The FNet uses a similar block to the Transformer block. However, FNet replaces the self-attention layer in the Transformer block with a parameter-free 2D Fourier transformation layer: One 1D Fourier Transform is applied along the patches. One 1D Fourier Transform is applied along the channels.

from k3im.fnet import FNetModel 
model = FNetModel(
    image_size=28,
    patch_size=7,
    embedding_dim=64,
    num_blocks=2,
    dropout_rate=0.4,
    num_classes=10,
    positional_encoding=False,
    num_channels=1,
)

Focal Modulation Network

Released by Microsoft in 2022, FocalNet or Focal Modulation Network is an attention-free architecture achieving superior performance than SoTA self-attention (SA) methods across various vision benchmarks.

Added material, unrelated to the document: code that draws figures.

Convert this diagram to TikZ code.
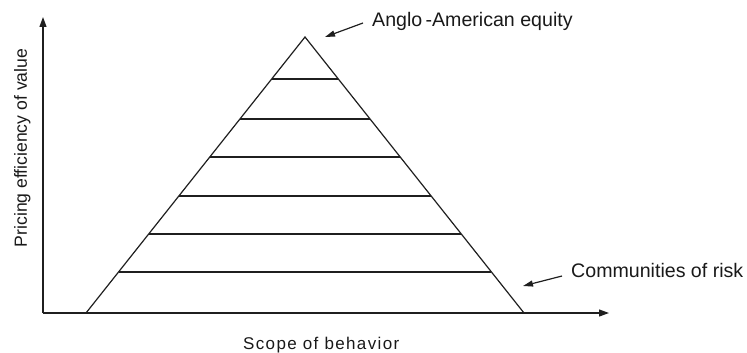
\documentclass[tikz,border=0pt]{standalone}
\usepackage{fontspec}
\setmainfont{Liberation Sans}
\newfontfamily\spacedfont[LetterSpace=8]{Liberation Sans}
\usetikzlibrary{arrows.meta,calc}
\begin{document}
\begin{tikzpicture}[x=1pt,y=-1pt,
  ln/.style={draw=black!88, line width=1.2pt},
  axarrow/.style={ln, -{Triangle[length=10pt,width=7pt]}},
  lblarrow/.style={ln, -{Triangle[length=10pt,width=6pt]}},
  lbl/.style={inner sep=0pt, font=\fontsize{19.6}{23}\selectfont, text=black!90}]
\useasboundingbox (0,0) rectangle (747,353);
% axes
\coordinate (O) at (43,313);
\coordinate (ytip) at (43,17);
\coordinate (xtip) at (609,313);
\draw[axarrow] (O) -- (ytip);
\draw[axarrow] (O) -- (xtip);
% pyramid
\coordinate (L) at (86,313);
\coordinate (A) at (305,37);
\coordinate (R) at (524,313);
\draw[ln, line join=miter] (L) -- (A) -- (R);
\foreach \t in {0.1486,0.2862,0.4239,0.5652,0.7029,0.8478}{
  \draw[ln] ($(L)!\t!(A)$) -- ($(R)!\t!(A)$);
}
% labels
\node[lbl, anchor=base west] (anglo) at (372,27) {Anglo\,-American equity};
\coordinate (angloS) at (363,23);
\coordinate (angloE) at (325,37);
\draw[lblarrow] (angloS) -- (angloE);
\node[lbl, anchor=base west] (comm) at (571,277) {Communities of risk};
\coordinate (commS) at (562,276);
\coordinate (commE) at (523,286);
\draw[lblarrow] (commS) -- (commE);
\node[lbl, anchor=base west, font=\spacedfont\fontsize{17}{20}\selectfont] (xlab) at (243,349) {Scope of behavior};
\node[lbl, anchor=base, rotate=90, font=\fontsize{17.6}{21}\selectfont] (ylab) at (27,148) {Pricing efficiency of value};
\end{tikzpicture}
\end{document}
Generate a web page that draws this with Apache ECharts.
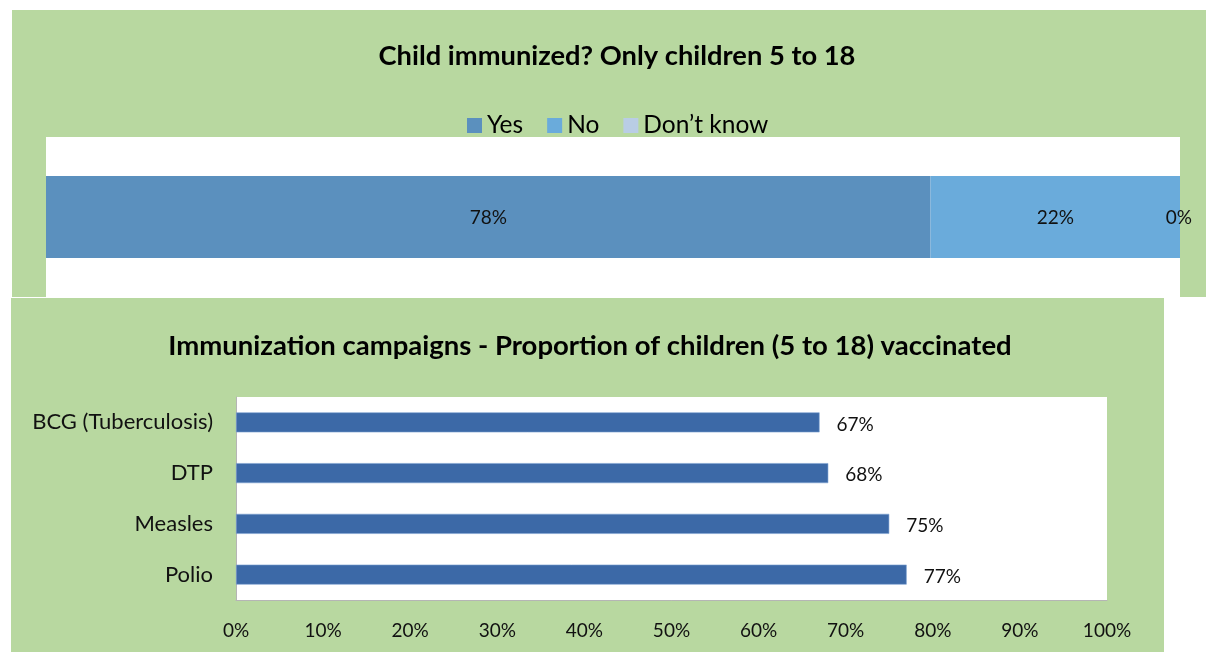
<!DOCTYPE html>
<html>
<head>
<meta charset="utf-8">
<script src="https://cdn.jsdelivr.net/npm/echarts@6/dist/echarts.min.js"></script>
<style>
  html, body { margin: 0; padding: 0; background: #ffffff; }
  #chart { width: 1206px; height: 652px; }
</style>
</head>
<body>
<div id="chart"></div>
<script>
// Top chart: immunization status of children 5 to 18 (100% stacked)
const statusNames = ['Yes', 'No', 'Don\u2019t know'];
const statusValues = [78, 22, 0];
const statusColors = ['#5b90be', '#6aabdb', '#b9cde5'];

// Bottom chart: vaccination campaign coverage
const vaccineNames = ['BCG (Tuberculosis)', 'DTP', 'Measles', 'Polio'];
const vaccineValues = [67, 68, 75, 77];
const axisTicks = [0, 10, 20, 30, 40, 50, 60, 70, 80, 90, 100];

const FONT = 'Lato, "Open Sans", sans-serif';
const GREEN = '#b8d8a0';

const chart = echarts.init(document.getElementById('chart'), null, { renderer: 'canvas' });

const lastIdx = statusValues.length - 1;
const topSeries = statusNames.map((name, i) => ({
  name: name,
  type: 'bar',
  stack: 'status',
  xAxisIndex: 0,
  yAxisIndex: 0,
  barWidth: 82,
  data: [statusValues[i]],
  itemStyle: { color: statusColors[i] },
  label: {
    show: true,
    position: i === lastIdx ? 'insideRight' : 'inside',
    offset: i === lastIdx ? [17, 1] : [0, 1],
    formatter: p => p.value + '%',
    color: '#111',
    fontSize: 19,
    fontFamily: FONT
  },
  emphasis: { disabled: true }
}));

chart.setOption({
  animation: false,
  graphic: [
    { type: 'rect', shape: { x: 12, y: 10, width: 1194, height: 287 }, style: { fill: GREEN }, z: -10 },
    { type: 'rect', shape: { x: 11, y: 298, width: 1153, height: 354 }, style: { fill: GREEN }, z: -10 }
  ],
  title: [
    {
      text: 'Child immunized? Only children 5 to 18',
      left: 612, top: 38, textAlign: 'center',
      textStyle: { fontFamily: FONT, fontWeight: 'bold', fontSize: 27.3, color: '#000' }
    },
    {
      text: 'Immunization campaigns - Proportion of children (5 to 18) vaccinated',
      left: 585, top: 327, textAlign: 'center',
      textStyle: { fontFamily: FONT, fontWeight: 'bold', fontSize: 27.5, color: '#000' }
    }
  ],
  legend: {
    data: statusNames,
    left: 462, top: 108,
    icon: 'rect', itemWidth: 15, itemHeight: 15, itemGap: 24,
    textStyle: { fontFamily: FONT, fontSize: 24.5, color: '#000' },
    selectedMode: false
  },
  grid: [
    { left: 46, right: 26, top: 137, bottom: 355, show: true, backgroundColor: '#ffffff', borderWidth: 0 },
    { left: 236, right: 99, top: 397, bottom: 52, show: true, backgroundColor: '#ffffff', borderWidth: 0 }
  ],
  xAxis: [
    { gridIndex: 0, type: 'value', min: 0, max: 100, show: false },
    {
      gridIndex: 1, type: 'value', min: 0, max: 100, interval: 10,
      axisLine: { show: true, lineStyle: { color: '#b5b5b5', width: 1 } },
      axisTick: { show: false },
      splitLine: { show: false },
      axisLabel: {
        margin: 21, color: '#111', fontSize: 19, fontFamily: FONT,
        formatter: v => axisTicks.includes(v) ? v + '%' : ''
      }
    }
  ],
  yAxis: [
    { gridIndex: 0, type: 'category', data: [''], show: false },
    {
      gridIndex: 1, type: 'category', data: vaccineNames, inverse: true,
      axisLine: { show: true, lineStyle: { color: '#b5b5b5', width: 1 } },
      axisTick: { show: false },
      axisLabel: { margin: 23, color: '#111', fontSize: 22, fontFamily: FONT, padding: [6, 0, 0, 0] }
    }
  ],
  series: topSeries.concat([
    {
      name: 'Vaccinated',
      type: 'bar',
      xAxisIndex: 1,
      yAxisIndex: 1,
      barWidth: 20,
      data: vaccineValues,
      itemStyle: { color: '#3c69a7', borderColor: '#7ea3d2', borderWidth: 0.6 },
      label: {
        show: true, position: 'right', distance: 17, offset: [0, 2],
        formatter: p => p.value + '%',
        color: '#111', fontSize: 19, fontFamily: FONT
      },
      emphasis: { disabled: true }
    }
  ])
});
</script>
</body>
</html>
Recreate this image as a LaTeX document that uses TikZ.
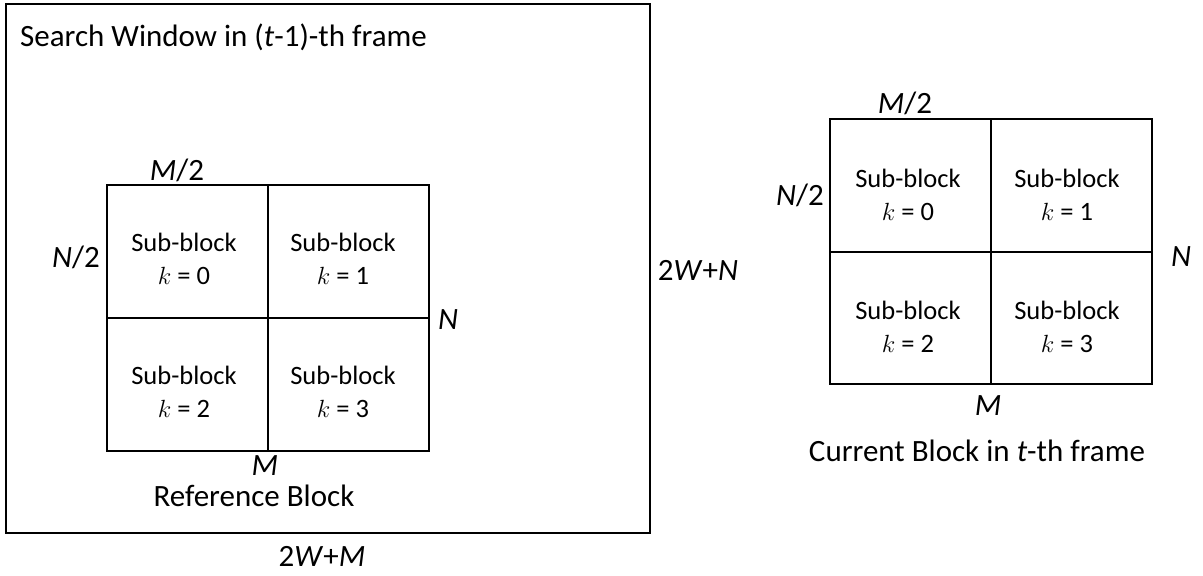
\documentclass[tikz,border=0pt]{standalone}
\usepackage{fontspec}
\setmainfont{Carlito}
\begin{document}
\begin{tikzpicture}[x=1pt,y=-1pt,
  frame/.style={draw=black,line width=1.8pt},
  grid/.style={draw=black,line width=1.6pt},
  lbl/.style={inner sep=0pt,font=\fontsize{31}{37}\selectfont},
  sub/.style={inner sep=0pt,align=center,font=\fontsize{26.5}{33}\selectfont}]
\useasboundingbox (0,0) rectangle (1203,576);
\newcommand\kk{$k$}

% search window
\coordinate (w1) at (6,4);
\coordinate (w2) at (650,533);
\draw[frame] (w1) rectangle (w2);
\node[lbl,anchor=west] (title) at (20,37) {Search Window in (\textit{t}-1)-th frame};
\node[lbl] (ww) at (322,556) {2\textit{W}+\textit{M}};
\node[lbl] (wh) at (698,270) {2\textit{W}+\textit{N}};

% reference block
\coordinate (r1) at (107,185);
\coordinate (r2) at (429,451);
\draw[grid] (r1) rectangle (r2);
\draw[grid] (r1 -| 268,0) -- (r2 -| 268,0);
\draw[grid] (r1 |- 0,318) -- (r2 |- 0,318);
\node[sub] (r0) at (184,259) {Sub-block\\\kk{} = 0};
\node[sub] (rA) at (343,259) {Sub-block\\\kk{} = 1};
\node[sub] (rB) at (184,392) {Sub-block\\\kk{} = 2};
\node[sub] (rC) at (343,392) {Sub-block\\\kk{} = 3};
\node[lbl] (rm2) at (177,170) {\textit{M}/2};
\node[lbl] (rn2) at (76,257) {\textit{N}/2};
\node[lbl] (rn) at (448,320) {\textit{N}};
\node[lbl] (rm) at (265,466) {\textit{M}};
\node[lbl] (rt) at (254,496) {Reference Block};

% current block
\coordinate (c1) at (830,119);
\coordinate (c2) at (1152,384);
\draw[grid] (c1) rectangle (c2);
\draw[grid] (c1 -| 991,0) -- (c2 -| 991,0);
\draw[grid] (c1 |- 0,252) -- (c2 |- 0,252);
\node[sub] (c0) at (908,195) {Sub-block\\\kk{} = 0};
\node[sub] (cA) at (1067,195) {Sub-block\\\kk{} = 1};
\node[sub] (cB) at (908,327) {Sub-block\\\kk{} = 2};
\node[sub] (cC) at (1067,327) {Sub-block\\\kk{} = 3};
\node[lbl] (cm2) at (905,103) {\textit{M}/2};
\node[lbl] (cn2) at (800,195) {\textit{N}/2};
\node[lbl] (cn) at (1181,257) {\textit{N}};
\node[lbl] (cm) at (988,406) {\textit{M}};
\node[lbl] (ct) at (977,451) {Current Block in \textit{t}-th frame};
\end{tikzpicture}
\end{document}
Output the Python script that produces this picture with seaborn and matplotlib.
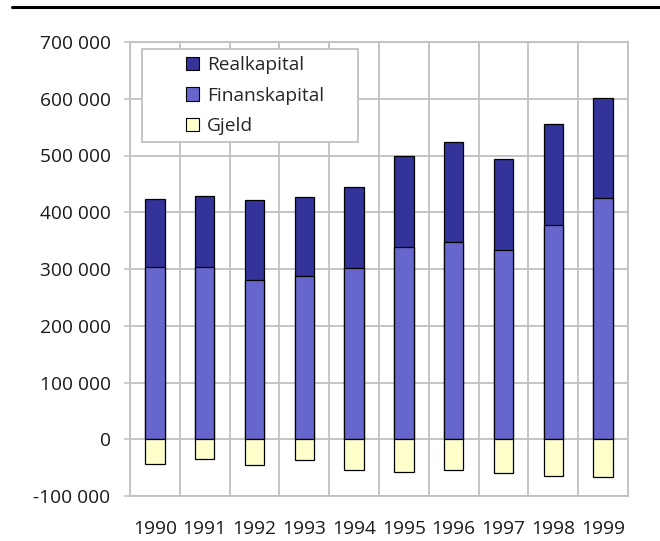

from k3im.focalnet import focalnet_kid # jax ✅, tensorflow ✅, torch ✅
model = focalnet_kid(img_size=28, in_channels=1, num_classes=10)
model.summary()

gMLP

The gMLP is a MLP architecture that features a Spatial Gating Unit (SGU). The SGU enables cross-patch interactions across the spatial (channel) dimension, by:

Transforming the input spatially by applying linear projection across patches (along channels).
Applying element-wise multiplication of the input and its spatial transformation.

1D

from k3im.gmlp_1d import gMLP1DModel
model = gMLP1DModel(seq_len=500, patch_size=20, num_classes=10, dim=64, depth=4, channels=1, dropout_rate=0.0)

2D

from k3im.gmlp import gMLPModel
model = gMLPModel(
    image_size=28,
    patch_size=7,
    embedding_dim=32,
    num_blocks=4,
    dropout_rate=0.5,
    num_classes=10,
    positional_encoding=False,
    num_channels=1,
)

3D

from k3im.gmlp_3d import gMLP3DModel
model = gMLP3DModel(
    image_size=28,
    image_patch_size=7,
    frames=28,
    frame_patch_size=7,
    num_classes=10,
    dim=32,
    depth=4,
    hidden_units=32,
    dropout_rate=0.4,
    channels=1,
)

MLP Mixer

MLP-Mixer is an architecture based exclusively on multi-layer perceptrons (MLPs), that contains two types of MLP layers: One applied independently to image patches, which mixes the per-location features. The other applied across patches (along channels), which mixes spatial information. This is similar to a depthwise separable convolution based model such as the Xception model, but with two chained dense transforms, no max pooling, and layer normalization instead of batch normalization.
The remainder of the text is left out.